3 tubes GE Silicone I
2 cans "Great Stuff" expanding insulation
4 packs of sanding disks
2 50 lb bags of Quickcrete Quickwall
2 bottles of concrete pigment (black and brown)
1 bottle Acrylic Fortifier
1 bag latex gloves
1 40 lb bag Water Softener Salt
1 A$$ load of styrofoam

I started by cleaning the back glass of the aquarium with some paper towels and rubbing alcohol. It's important to get all of the contaminants off of the glass to ensure good adhesion of the styrofoam (buoyant) and caulk. Next I measured and cut styrofoam sheets to fit between my overflows. I caulked them HEAVILY onto the back glass. I followed the same procedure so the styrofoam was about an inch and a half thick at the bottom of my aquarium, stepping down to an inch thick about a foot from the top of the aquarium, and about 1/2 an inch thick for the last 6 inches. I staggered the seams between the layers of styrofoam to increase its crappy strength. Next I glued bits of styrofoam over the layers I had just laid to give it texture. I just broke and cut up bits so my styrofoam background would have little hills in it. After that was done, I sealed between all the seams of the styrofoam and around the edges where it touched glass with the silicone sealant. After that was done I used the "Great Stuff" to try to round out some of the edges and tweak my background a little. One note... this expanding foam stuff does not initially adhere to styrofoam very well at all. I had to spray really slowly until the adhesive "grabbed" the styrofoam to keep it from just going everywhere. The next step is to let this mess dry for at least 24 hours. The silicone needs to cure and the spray adhesive needs to expand and dry. Once 24 hours is up, you get this MESS.
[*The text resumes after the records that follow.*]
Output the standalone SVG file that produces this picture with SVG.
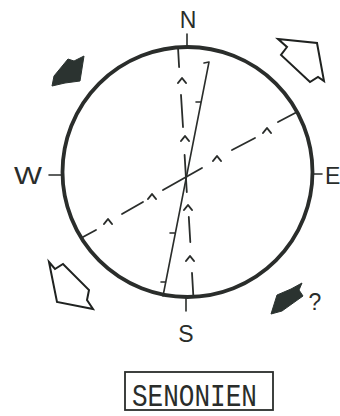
<svg xmlns="http://www.w3.org/2000/svg" width="340" height="416" viewBox="0 0 340 416">
<style>
.lbl{font-family:"Liberation Sans","DejaVu Sans",sans-serif;font-size:23px;fill:#2a2d2b}
.ink{stroke:#2a2d2b;fill:none;stroke-linecap:round;stroke-linejoin:round}
.dash{stroke-width:1.8}
.filled{fill:#2b3330;stroke:#2b3330;stroke-width:1;stroke-linejoin:round}
.hollow{fill:#fff;stroke:#1f2220;stroke-width:2;stroke-linejoin:miter}
</style>
<rect width="340" height="416" fill="#fff"/>
<g id="compass">
  <circle class="ink" cx="187.5" cy="172" r="125" stroke-width="3.8"/>
  <path class="ink" stroke-width="1.6" d="M187 34 V47 M186 297 V311 M49 175 H62 M313 174 H322"/>
</g>
<g id="labels">
  <text class="lbl" x="188" y="28" text-anchor="middle">N</text>
  <text class="lbl" x="186" y="342" text-anchor="middle">S</text>
  <text class="lbl" x="28" y="184" text-anchor="middle" font-size="24" textLength="28" lengthAdjust="spacingAndGlyphs">W</text>
  <text class="lbl" x="325" y="184">E</text>
</g>
<g id="connectors">
  <path class="ink" stroke-width="1.6" d="M209 62 L163 296 M209 62 L204 63 M201 102 L196 102 M175 233 L170 233 M166 282 L161 282"/>
  <path class="ink dash" d="M178.1 49 L179.1 67 M181 95 L183 127 M184.6 155 L186.8 192 M188.8 217 L190.3 242 M192 273 L193.4 297"/>
  <path class="ink" stroke-width="2" d="M178 83 L182 78 L186 83 M181 141 L185 136 L189 141 M184 210 L188 205 L192 210 M186 261 L190 256 L194 261"/>
  <path class="ink dash" d="M83 237 L96 230 M122 214 L143 202 M163 190 L202 168 M232 150 L255 138 M278 122 L297 112"/>
  <path class="ink" stroke-width="2" d="M104 224 L108 219 L112 224 M148 199 L152 194 L156 199 M213 161 L217 156 L221 161 M263 133 L267 128 L271 133"/>
</g>
<g id="arrow-nw">
  <polygon class="filled" points="52,86 54,76 68,59 74,61 84,56 80,81 65,83"/>
</g>
<g id="arrow-se">
  <polygon class="filled" points="271,314 277,295 291,289 302,283 299,290 303,296 282,311"/>
  <text class="lbl" x="315" y="310" text-anchor="middle" font-size="21">?</text>
</g>
<g id="arrow-ne">
  <polygon class="hollow" points="278,39 317,43 324,81 318,77 310,82 281,55 287,47"/>
</g>
<g id="arrow-sw">
  <polygon class="hollow" points="49,262 55,269 63,264 89,290 87,300 93,309 57,302"/>
</g>
<g id="title">
  <rect x="125" y="372" width="148" height="38" fill="none" stroke="#2a2d2b" stroke-width="1.8"/>
  <text x="132" y="406" font-family="'Liberation Mono','DejaVu Sans Mono',monospace" font-size="31" textLength="125" lengthAdjust="spacingAndGlyphs" fill="#2a2d2b">SENONIEN</text>
</g>
</svg>
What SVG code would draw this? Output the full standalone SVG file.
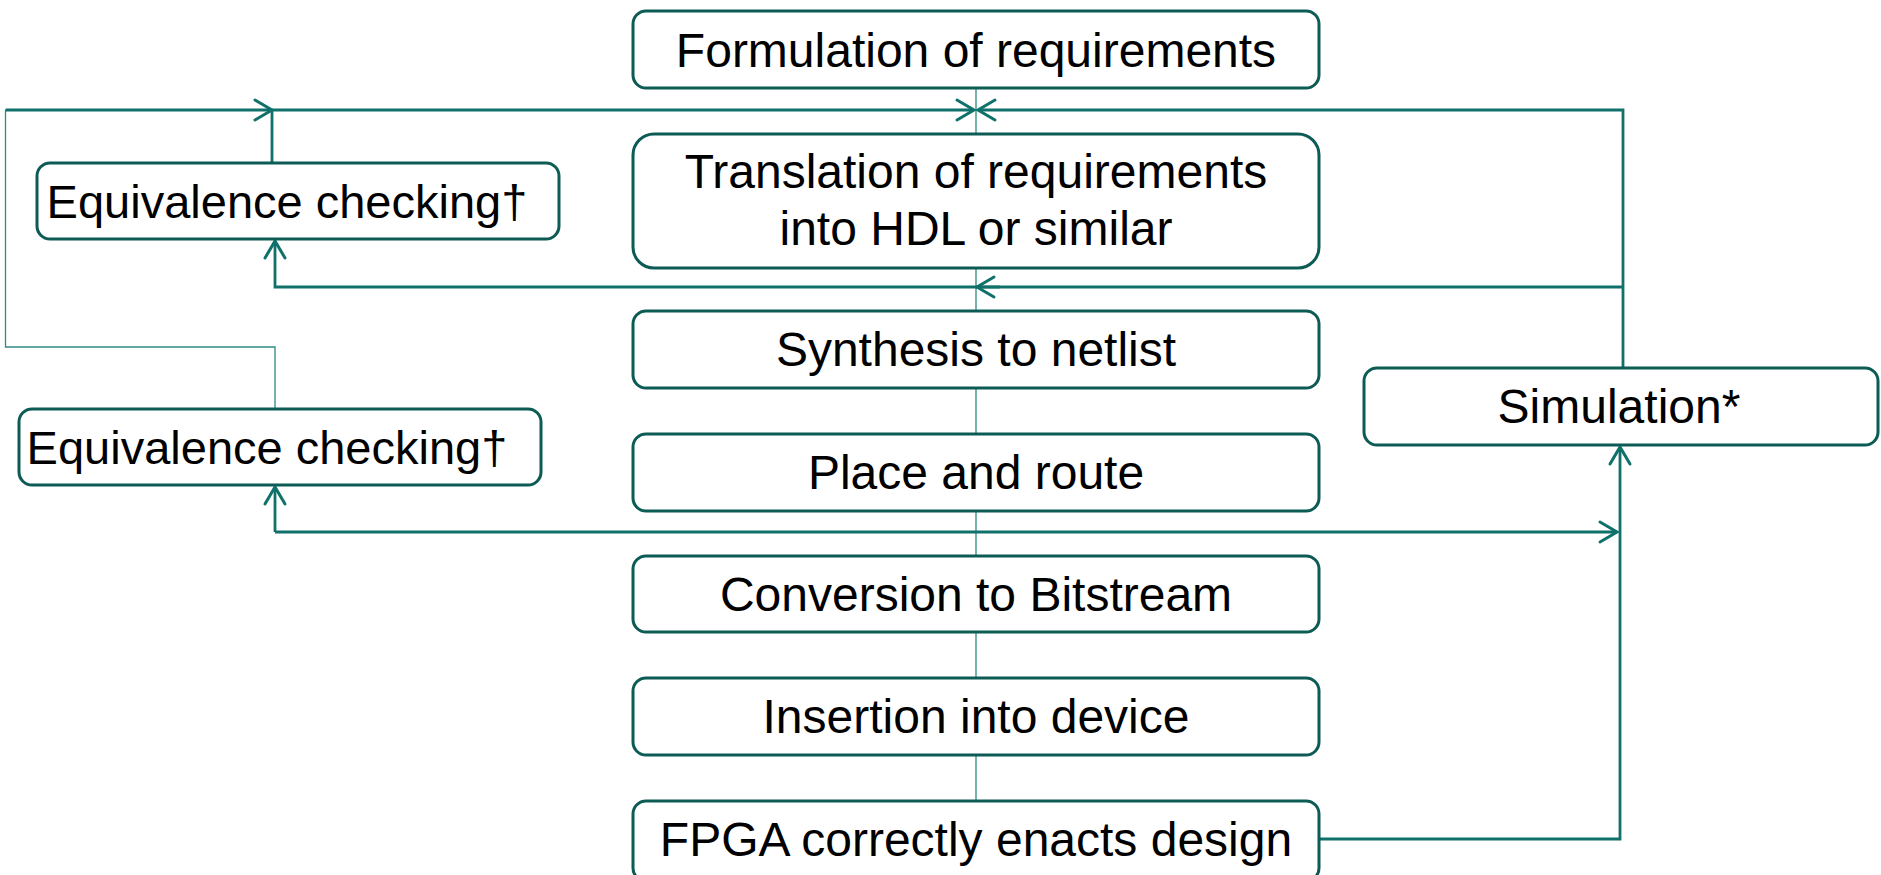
<svg xmlns="http://www.w3.org/2000/svg" width="1881" height="875" viewBox="0 0 1881 875">
  <defs>
    <style>
      .box { fill: #ffffff; stroke: #0d5b55; stroke-width: 3; }
      .lbl { font-family: "Liberation Sans", Arial, sans-serif; font-size: 48px; fill: #000000; text-anchor: middle; }
      .eq { font-size: 47px; }
      .wire { fill: none; stroke: #0f716a; stroke-width: 2.8; }
      .thin { fill: none; stroke: #2f8a82; stroke-width: 1.3; }
      .head { fill: none; stroke: #0f716a; stroke-width: 3; stroke-linecap: round; stroke-linejoin: miter; }
    </style>
    <marker id="arrow" viewBox="-22 -14 26 28" markerWidth="26" markerHeight="28" refX="0" refY="0" orient="auto" markerUnits="userSpaceOnUse">
      <path class="head" d="M-17,-10 L0,0 L-17,10"/>
    </marker>
  </defs>
  <rect width="1881" height="875" fill="#ffffff"/>

  <!-- connectors -->
  <g id="connectors">
    <!-- main flow spine -->
    <path class="thin" d="M976,88 V134 M976,268 V311 M976,388 V434 M976,511 V556 M976,632 V678 M976,755 V801"/>
    <!-- lower equivalence check feeding back to the top bus -->
    <path class="thin" d="M275,409 V347 H5.5 V110"/>
    <path class="wire" d="M5.5,110 H272" marker-end="url(#arrow)"/>
    <!-- upper equivalence check back to requirements -->
    <path class="wire" d="M272,163 V110 H974" marker-end="url(#arrow)"/>
    <!-- simulation back to requirements -->
    <path class="wire" d="M1623,368 V110 H978" marker-end="url(#arrow)"/>
    <!-- simulation to HDL level and upper equivalence check -->
    <path class="wire" d="M1623,287 H275 V241" marker-end="url(#arrow)"/>
    <path class="wire" d="M1000,287 H977" marker-end="url(#arrow)"/>
    <!-- place and route level to lower equivalence check and simulation -->
    <path class="wire" d="M275,532 H1617" marker-end="url(#arrow)"/>
    <path class="wire" d="M275,532 V487" marker-end="url(#arrow)"/>
    <!-- device result to simulation -->
    <path class="wire" d="M1320,839 H1620 V447" marker-end="url(#arrow)"/>
  </g>

  <g id="formulation">
    <rect class="box" x="633" y="11" width="686" height="77" rx="13"/>
    <text class="lbl" x="976" y="67">Formulation of requirements</text>
  </g>
  <g id="translation">
    <rect class="box" x="633" y="134" width="686" height="134" rx="21"/>
    <text class="lbl" x="976" y="188">Translation of requirements</text>
    <text class="lbl" x="976" y="245">into HDL or similar</text>
  </g>
  <g id="synthesis">
    <rect class="box" x="633" y="311" width="686" height="77" rx="13"/>
    <text class="lbl" x="976" y="366">Synthesis to netlist</text>
  </g>
  <g id="place-route">
    <rect class="box" x="633" y="434" width="686" height="77" rx="13"/>
    <text class="lbl" x="976" y="489">Place and route</text>
  </g>
  <g id="bitstream">
    <rect class="box" x="633" y="556" width="686" height="76" rx="13"/>
    <text class="lbl" x="976" y="611">Conversion to Bitstream</text>
  </g>
  <g id="insertion">
    <rect class="box" x="633" y="678" width="686" height="77" rx="13"/>
    <text class="lbl" x="976" y="733">Insertion into device</text>
  </g>
  <g id="fpga">
    <rect class="box" x="633" y="801" width="686" height="80" rx="13"/>
    <text class="lbl" x="976" y="856">FPGA correctly enacts design</text>
  </g>
  <g id="equivalence-upper">
    <rect class="box" x="37" y="163" width="522" height="76" rx="13"/>
    <text class="lbl eq" x="287" y="218">Equivalence checking†</text>
  </g>
  <g id="equivalence-lower">
    <rect class="box" x="19" y="409" width="522" height="76" rx="13"/>
    <text class="lbl eq" x="267" y="464">Equivalence checking†</text>
  </g>
  <g id="simulation">
    <rect class="box" x="1364" y="368" width="514" height="77" rx="13"/>
    <text class="lbl" x="1619" y="423">Simulation*</text>
  </g>
</svg>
The next step is to sand down the dried Great Stuff to roughen it. You need to do this so the concrete will adhere to it. I ran a rough sand paper over the Great Stuff and cut sections away to get the general shape I was after for my finished rock wall. I used a blow torch to melt sections of the styrofoam to create smooth valleys between the little "outcroppings" I created. I also used the torch to smooth some of the edges between my styrofoam sheets. The Great Stuff does not really melt from the torch. It just creates a lot of stinky black smoke. Now we get to play in the mud. I mixed the quickwall to a very thin consistency. The purpose here is to basically coat the styrofoam with a primer so the next heavy layer of concrete will stick to it. It's like thinning epoxy before sealing a plywood tank. The first layer is just for adhesion. I slathered the thin concrete onto the styrofoam and tried to work it in using a stiff bristle brush and my hands. I wore latex gloves to try to spare my hands the dry cracking fun that accompanies working with concrete. Here is a picture of my little Train Wreck now. I used a little bit of black pigment in the first course so I could easily see where the Quickwall was and how well it was covering. I started refinishing my stand while the aquarium was drying. Here are a couple before and after pics of it. Obviously it's just a rough sanding. I still need to go over it with finer grit and apply stain.

Before

After

I'll write more up as I progress through the project(s) so we can all be surprised if this succeeds!


----------



## AnKleBiTR (Mar 31, 2005)

The concrete I used in my background is curing with the tank full of saltwater. I think that everything turned out far better than I ever anticipated. Take a look.

After 1

After 2


----------



## 85RBPBRO (Apr 5, 2005)

Wow that looks good. I wish I could have done that with my tank.


----------



## rchan11 (May 6, 2004)

85RBPBRO said:


> Wow that looks good.


Agree!


----------